Exorcising America’s Diplomatic Demons
This week the Chinese Communists celebrate their 60th year in power, an event that the make-war-not-peace crowd, now bloviating over Iran and Afghanistan, might benefit from contemplating. They might also recall a time when the mere suggestion of peaceful coexistence with the Red Menace of China was a career-ender for high school teachers and State Department officials alike. Now the danger from the Chinese Reds is that, being more prudent capitalists than Americans, they might be unwilling to continue carrying our rapidly growing debt.
According to the demonology that has long driven U.S. foreign policy, no country has ever cast a larger shadow as evil incarnate than Communist China. All communists in the Cold War era, like all Islamic radicals today, were assumed to be part of a unified internationalist movement bent on world conquest. And the Chinese, as the Iranians now, were thought to be the worst of the pack. Incapable of change and therefore the fit object of unrelenting hostility, they needed to be confronted militarily, up to the point of nuclear annihilation if that's what it took, as the taped musings of various U.S. presidents attest. This was also a prospect for Iran that Hillary Clinton contemplated as a presidential candidate.
Communism once was, as the Islamic terrorist threat is today, presented as an undifferentiated revolutionary impulse that could never be diplomatically accommodated without sacrificing our own security or, indeed, our freedom. The various communist nations and movements, like those currently led by a polyglot collection of Islamist radicals, were stripped of any complexity, be it in their national identity or ideology.
That mentality prevailed until the day that President Richard Nixon suddenly decided that we could do business with Mao Zedong, the most fervently revolutionary communist of them all. What Nixon recognized was that the Chinese Communists were, like their Soviet counterparts, nationalists first and foremost. Any notion of an international communist conspiracy with a timetable for the takeover of the world (the correct answer on more than one social studies test I took as a kid) was rendered absurd by the fervent, even xenophobic, nationalism of a Tito, Castro or Ho Chi Minh. All of them made their revolutions, as did the Chinese, without significant outside help and were hostile to any foreign interference, no matter the source. Ho, who had successfully battled French colonialists, hardly wanted to exchange them for the Chinese overlords who had governed his country for a thousand years.
Yet that obvious fact did not stop Nixon from continuing to kill millions more in Vietnam and Cambodia in the name of combating international communism-even after he went to Beijing to toast Mao.

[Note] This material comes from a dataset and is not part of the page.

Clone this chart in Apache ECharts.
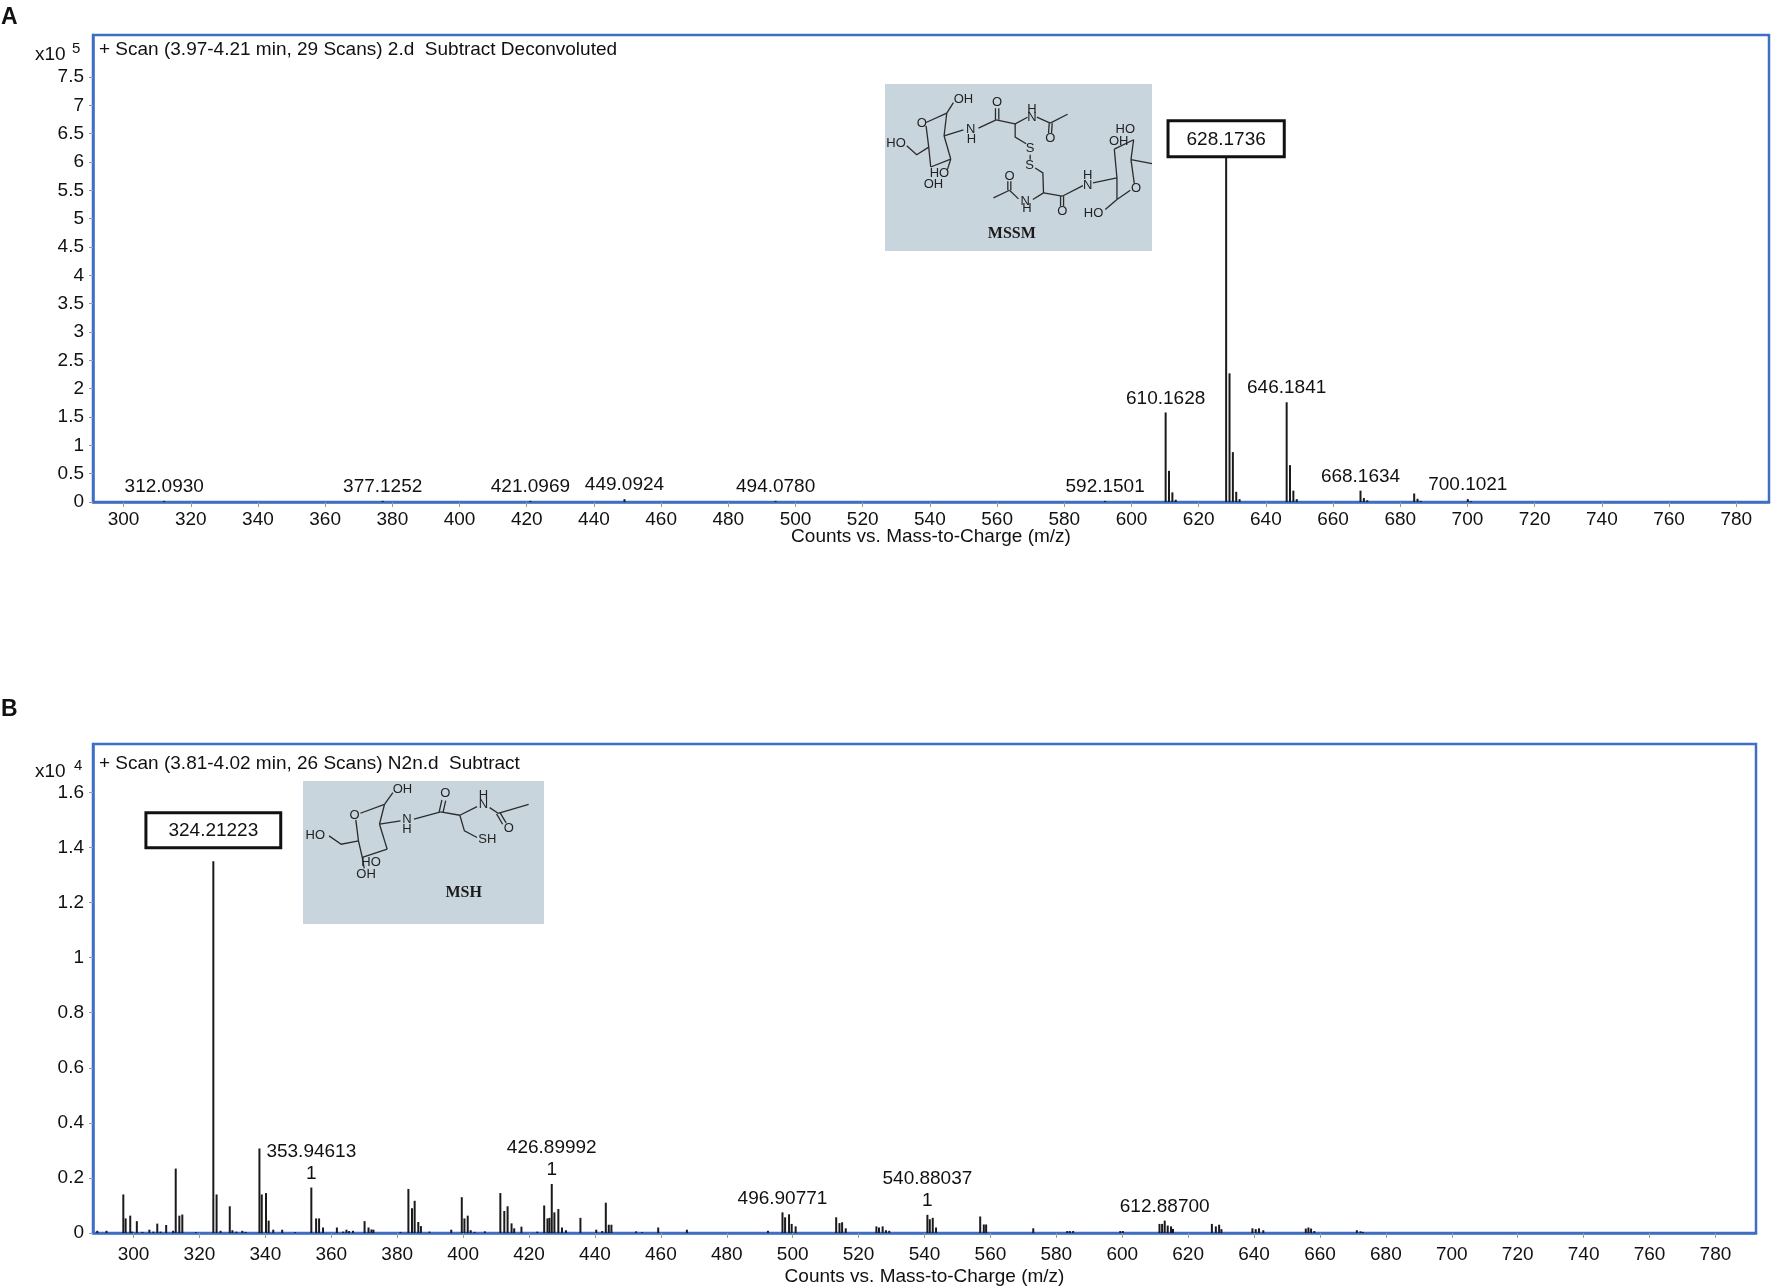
<!DOCTYPE html>
<html><head><meta charset="utf-8">
<script src="https://cdn.jsdelivr.net/npm/echarts@6.0.0/dist/echarts.min.js"></script>
<style>html,body{margin:0;padding:0;background:#fff}#c{width:1772px;height:1286px}</style>
</head><body><div id="c"></div>
<script>
// ---------- tick labels ----------
const xTicks = [300,320,340,360,380,400,420,440,460,480,500,520,540,560,580,600,620,640,660,680,700,720,740,760,780];
const yTicksA = [0,0.5,1,1.5,2,2.5,3,3.5,4,4.5,5,5.5,6,6.5,7,7.5];
const yTicksB = [0,0.2,0.4,0.6,0.8,1,1.2,1.4,1.6];

// ---------- panel A: MSSM (counts x10^5) ----------
const mzA  = [312.0930,377.1252,421.0969,449.0924,494.0780,592.1501,610.1628,611.166,612.168,613.17,628.1736,629.177,630.172,631.175,632.17,646.1841,647.187,648.18,649.18,668.1634,669.166,670.17,684.14,685.14,686.1,700.1021,701.1];
const intA = [0.02,0.02,0.02,0.05,0.02,0.02,1.58,0.55,0.17,0.04,6.12,2.27,0.88,0.18,0.05,1.76,0.65,0.2,0.05,0.2,0.07,0.03,0.15,0.057,0.02,0.05,0.015];
const labeledA = [312.0930,377.1252,421.0969,449.0924,494.0780,592.1501,610.1628,646.1841,668.1634,700.1021];
const boxedA = 628.1736;

// ---------- panel B: MSH (counts x10^4) ----------
const mzB  = [289.0,291.8,296.9,297.6,299.0,299.6,301.0,302.7,304.8,306.0,307.2,308.2,309.9,312.0,312.8,313.9,314.8,318.9,324.21223,325.2,326.4,329.2,330.0,331.2,333.0,334.0,338.2,338.9,340.2,341.0,342.4,345.1,349.0,353.94613,355.4,356.3,357.5,361.7,363.6,364.6,365.4,366.6,370.1,371.3,372.2,372.8,381.0,383.4,384.5,385.3,386.4,387.2,389.8,396.4,399.6,400.4,401.4,402.3,403.5,406.6,411.3,412.5,413.5,414.7,415.5,417.7,422.5,424.6,425.6,426.2,426.89992,427.7,428.9,430.0,431.2,435.6,440.4,442.2,443.3,444.2,445.0,452.5,454.3,459.2,467.9,492.5,496.90771,497.7,498.9,499.7,500.9,513.2,514.2,515.0,516.1,525.4,526.2,527.3,528.3,529.3,540.88037,541.6,542.5,543.5,556.9,558.0,558.7,573.0,583.3,584.1,585.1,599.4,600.2,611.3,612.1,612.887,613.8,614.8,615.4,627.2,628.4,629.4,630.1,639.5,640.5,641.5,642.8,655.7,656.5,657.3,658.3,671.2,672.3,673.0];
const intB = [0.008,0.008,0.14,0.053,0.063,0.005,0.043,0.004,0.012,0.005,0.034,0.005,0.029,0.008,0.234,0.063,0.067,0.003,1.35,0.14,0.008,0.097,0.01,0.005,0.008,0.004,0.307,0.14,0.145,0.045,0.012,0.012,0.003,0.165,0.053,0.053,0.02,0.02,0.005,0.012,0.007,0.008,0.043,0.02,0.013,0.012,0.004,0.16,0.09,0.117,0.04,0.025,0.005,0.012,0.13,0.053,0.063,0.01,0.004,0.006,0.145,0.08,0.097,0.035,0.017,0.023,0.005,0.1,0.053,0.055,0.178,0.075,0.087,0.02,0.01,0.055,0.012,0.007,0.11,0.03,0.03,0.006,0.003,0.02,0.012,0.008,0.075,0.057,0.068,0.033,0.024,0.057,0.036,0.039,0.017,0.024,0.02,0.024,0.01,0.008,0.066,0.05,0.055,0.02,0.06,0.031,0.031,0.017,0.007,0.007,0.007,0.007,0.007,0.033,0.033,0.045,0.027,0.024,0.015,0.033,0.024,0.03,0.014,0.017,0.014,0.017,0.01,0.016,0.02,0.016,0.007,0.01,0.006,0.004];
const labeledB = [353.94613,426.89992,496.90771,540.88037,612.88700];
const chargedB = [353.94613,426.89992,540.88037];
const boxedB = 324.21223;

// ---------- texts ----------
const titleA = '+ Scan (3.97-4.21 min, 29 Scans) 2.d  Subtract Deconvoluted';
const titleB = '+ Scan (3.81-4.02 min, 26 Scans) N2n.d  Subtract';
const xName = 'Counts vs. Mass-to-Charge (m/z)';

const FONT = 'Liberation Sans, Arial, Helvetica, sans-serif';
const BLUE = '#3f6fc4';
const TXT = '#111';

function near(a, b) { return Math.abs(a - b) < 1e-6; }

function buildData(mz, it, labeled, boxed, digits, charged, boxDist, boxPad) {
  return mz.map((m, i) => {
    const item = { value: [m, it[i]] };
    if (near(m, boxed)) {
      item.label = { show: true, position: 'top', distance: boxDist, formatter: m.toFixed(digits),
        fontSize: 19, fontFamily: FONT, color: TXT, backgroundColor: '#fff',
        borderColor: '#111', borderWidth: 3, padding: boxPad };
    } else if (labeled.some(v => near(v, m))) {
      const ch = charged.some(v => near(v, m));
      item.label = { show: true, position: 'top', distance: 3,
        formatter: m.toFixed(digits) + (ch ? '\n1' : ''),
        fontSize: 19, lineHeight: 22, fontFamily: FONT, color: TXT };
    }
    return item;
  });
}

const dataA = buildData(mzA, intA, labeledA, boxedA, 4, [], 0, [8, 17, 6, 17]);
const dataB = buildData(mzB, intB, labeledB, boxedB, 5, chargedB, 15, [7, 21, 6, 21]);

function xAxis(gi, min, max, margin, gap) {
  return { gridIndex: gi, type: 'value', min: min, max: max,
    axisLine: { show: true, lineStyle: { color: BLUE, width: 2.5 } },
    splitLine: { show: false },
    axisTick: { show: true, customValues: xTicks, length: 5, lineStyle: { color: '#999' } },
    axisLabel: { customValues: xTicks, fontSize: 19, fontFamily: FONT, color: TXT, margin: margin },
    name: xName, nameLocation: 'middle', nameGap: gap, nameMoveOverlap: false,
    nameTextStyle: { fontSize: 19, fontFamily: FONT, color: TXT } };
}
function yAxis(gi, max, ticks) {
  return { gridIndex: gi, type: 'value', min: 0, max: max,
    axisLine: { show: true, lineStyle: { color: BLUE, width: 2.5 } },
    splitLine: { show: false },
    axisTick: { show: true, customValues: ticks, length: 4, lineStyle: { color: '#999' } },
    axisLabel: { customValues: ticks, formatter: v => String(v), fontSize: 19, fontFamily: FONT, color: TXT, margin: 9 } };
}

// ---------- structure insets (decorative drawings) ----------
function molecule(x, y, w, h, ref, lines, atoms, name, nameAt, fs) {
  const [rx0, ry0, rw, rh] = ref;
  const tx = zx => (zx - rx0) / rw * w;
  const ty = zy => (zy - ry0) / rh * h;
  const ch = [{ type: 'rect', shape: { x: 0, y: 0, width: w, height: h }, style: { fill: '#c9d5dd' } }];
  lines.forEach(pl => ch.push({ type: 'polyline', shape: { points: pl.map(p => [tx(p[0]), ty(p[1])]) },
    style: { stroke: '#2b2b2b', lineWidth: 1.3, fill: null } }));
  atoms.forEach(a => ch.push({ type: 'text', style: { text: a[0], x: tx(a[1]), y: ty(a[2]),
    textAlign: 'center', textVerticalAlign: 'middle', font: fs + 'px ' + FONT, fill: '#222' } }));
  ch.push({ type: 'text', style: { text: name, x: tx(nameAt[0]), y: ty(nameAt[1]), textAlign: 'center',
    textVerticalAlign: 'middle', font: 'bold 16px Liberation Serif, DejaVu Serif, serif', fill: '#1a1a1a' } });
  return { type: 'group', x: x, y: y, z: 50, children: ch };
}

const mssmLines = [
 [[228,188],[290,160]],[[290,160],[310,128]],[[290,160],[282,228]],[[282,228],[302,298]],[[302,298],[292,330]],
 [[282,228],[340,210]],[[228,198],[236,262]],[[236,262],[242,322]],[[242,322],[302,298]],
 [[236,262],[200,285],[170,258]],[[385,205],[438,180]],[[436,180],[436,145]],[[446,180],[446,145]],
 [[438,180],[495,192]],[[495,192],[532,172]],[[560,172],[600,190]],[[597,190],[595,220]],[[606,190],[604,220]],
 [[600,190],[652,163]],[[495,192],[495,232],[528,252]],[[540,285],[540,300]],[[555,325],[578,340],[580,400]],
 [[580,400],[548,420]],[[505,418],[478,392]],[[473,392],[473,365]],[[482,392],[482,365]],[[478,392],[430,415]],
 [[580,400],[636,410]],[[631,410],[631,440]],[[640,410],[640,440]],[[636,410],[698,378]],[[728,370],[800,355]],
 [[800,355],[792,268]],[[792,268],[850,240]],[[850,240],[842,300]],[[842,300],[852,372]],[[840,392],[800,420]],
 [[800,420],[800,355]],[[800,420],[765,450]],[[842,300],[905,312]]
];
const mssmAtoms = [['OH',340,118],['O',215,192],['HO',138,250],['HO',268,340],['OH',250,375],['N',362,208],['H',364,238],
 ['O',441,128],['H',545,148],['N',545,172],['O',600,235],['S',540,265],['S',538,318],['O',478,350],['N',525,425],['H',530,448],
 ['O',636,455],['H',712,348],['N',712,376],['HO',825,210],['OH',805,245],['O',857,388],['HO',730,462]];

const mshLines = [
 [[940,372],[1003,345]],[[1003,345],[1025,310]],[[1003,345],[990,405]],[[990,405],[1010,480]],[[1010,480],[945,505]],
 [[945,505],[935,455]],[[935,455],[928,392]],[[935,455],[890,465],[858,440]],[[945,505],[950,538]],
 [[990,405],[1045,395]],[[1080,390],[1150,368]],[[1146,368],[1153,332]],[[1156,370],[1163,334]],
 [[1150,368],[1200,378]],[[1200,378],[1245,352]],[[1278,355],[1300,372]],[[1300,372],[1380,345]],
 [[1296,374],[1312,405]],[[1305,370],[1321,401]],[[1200,378],[1212,425],[1245,445]]
];
const mshAtoms = [['OH',1050,300],['O',925,378],['HO',822,438],['HO',968,520],['OH',955,556],['N',1062,392],['H',1062,420],
 ['O',1162,312],['H',1262,318],['N',1262,345],['O',1328,418],['SH',1272,452]];

const graphics = [
  { type: 'text', style: { text: 'A', x: 1, y: 18, textVerticalAlign: 'middle', font: 'bold 23px ' + FONT, fill: '#111' } },
  { type: 'text', style: { text: 'B', x: 1, y: 710, textVerticalAlign: 'middle', font: 'bold 23px ' + FONT, fill: '#111' } },
  { type: 'text', style: { text: 'x10', x: 35, y: 55, textVerticalAlign: 'middle', font: '19px ' + FONT, fill: TXT } },
  { type: 'text', style: { text: '5', x: 72, y: 49, textVerticalAlign: 'middle', font: '15px ' + FONT, fill: TXT } },
  { type: 'text', style: { text: 'x10', x: 35, y: 772, textVerticalAlign: 'middle', font: '19px ' + FONT, fill: TXT } },
  { type: 'text', style: { text: '4', x: 74, y: 766, textVerticalAlign: 'middle', font: '15px ' + FONT, fill: TXT } },
  { type: 'text', z: 60, style: { text: titleA, x: 99, y: 50, textVerticalAlign: 'middle', font: '19px ' + FONT, fill: TXT } },
  { type: 'text', z: 60, style: { text: titleB, x: 99, y: 764, textVerticalAlign: 'middle', font: '19px ' + FONT, fill: TXT } },
  molecule(885, 84, 267, 167, [105, 72, 800, 503], mssmLines, mssmAtoms, 'MSSM', [485, 522], 13),
  molecule(303, 781, 241, 143, [790, 275, 630, 430], mshLines, mshAtoms, 'MSH', [1210, 612], 13)
];

const chart = echarts.init(document.getElementById('c'), null, { renderer: 'canvas' });
chart.setOption({
  animation: false,
  backgroundColor: '#fff',
  grid: [
    { left: 93, top: 35, width: 1676, height: 467, show: true, borderColor: BLUE, borderWidth: 2.5, backgroundColor: 'transparent', containLabel: false, outerBoundsMode: 'none' },
    { left: 93, top: 744, width: 1663, height: 489, show: true, borderColor: BLUE, borderWidth: 2.5, backgroundColor: 'transparent', containLabel: false, outerBoundsMode: 'none' }
  ],
  xAxis: [ xAxis(0, 290.9, 789.75, 8, 25), xAxis(1, 287.7, 792.3, 12, 34) ],
  yAxis: [ yAxis(0, 8.24, yTicksA), yAxis(1, 1.776, yTicksB) ],
  series: [
    { type: 'bar', xAxisIndex: 0, yAxisIndex: 0, barWidth: 2, data: dataA, itemStyle: { color: '#1a1a1a' } },
    { type: 'bar', xAxisIndex: 1, yAxisIndex: 1, barWidth: 2, data: dataB, itemStyle: { color: '#1a1a1a' } }
  ],
  graphic: graphics
});
</script></body></html>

Fast-forward to last weekend, when John McCain, as his way of justifying an escalation in Afghanistan, was on talk shows bemoaning our failure to win the Vietnam War. Nobody asked him what national security purpose a U.S. victory in Afghanistan would serve. Our defeat in Vietnam led not to dominos falling all the way to San Diego, as was predicted, but rather to Communist Vietnam and Communist China going to war against each other. Today those still-communist powers are battling for shelf space in Wal-Mart and Costco. This would have happened without sacrificing almost 59,000 American soldiers and the 3.4 million locals who died in a war that Defense Secretary Robert McNamara said he could never honestly justify.
The limits of demonology as a substitute for thoughtful foreign policy are amply on display in the approach to Iran as the purported leading agent of Islamic terrorism. Once again we are the self-defined white hats blithely ignoring our long history of affronting Iranian national integrity. That assault began with the CIA-engineered overthrow of Mohammed Mosaddeq, the last secular elected leader of his country, and continued with our support of Iraq's Saddam Hussein in his war against Iran. By ultimately overthrowing Saddam, the U.S. vastly increased the power of Iran's religious hard-liners by installing their disciples in power in Iraq. By supporting the Islamic radicals in Afghanistan, whom Ronald Reagan called "freedom fighters," the U.S. introduced al-Qaida to that country. Blowback is the inevitable outcome of a dangerous game that must be stopped.
What we need is for Barack Obama to pull a Nixon and attempt to cut a deal with Tehran as well as with competing forces in Afghanistan that meets their nationalist aspirations and our security interests. That won't be easy, since he is a Democrat and the Republican hard-liners will not allow him the slack given to Nixon. It is also true that the Iranian leadership can veer into outrageous behavior, making the international pursuit of peace extremely difficult. But does anyone believe that Mahmoud Ahmadinejad can hold a candle to Mao when it comes to provocative rhetoric?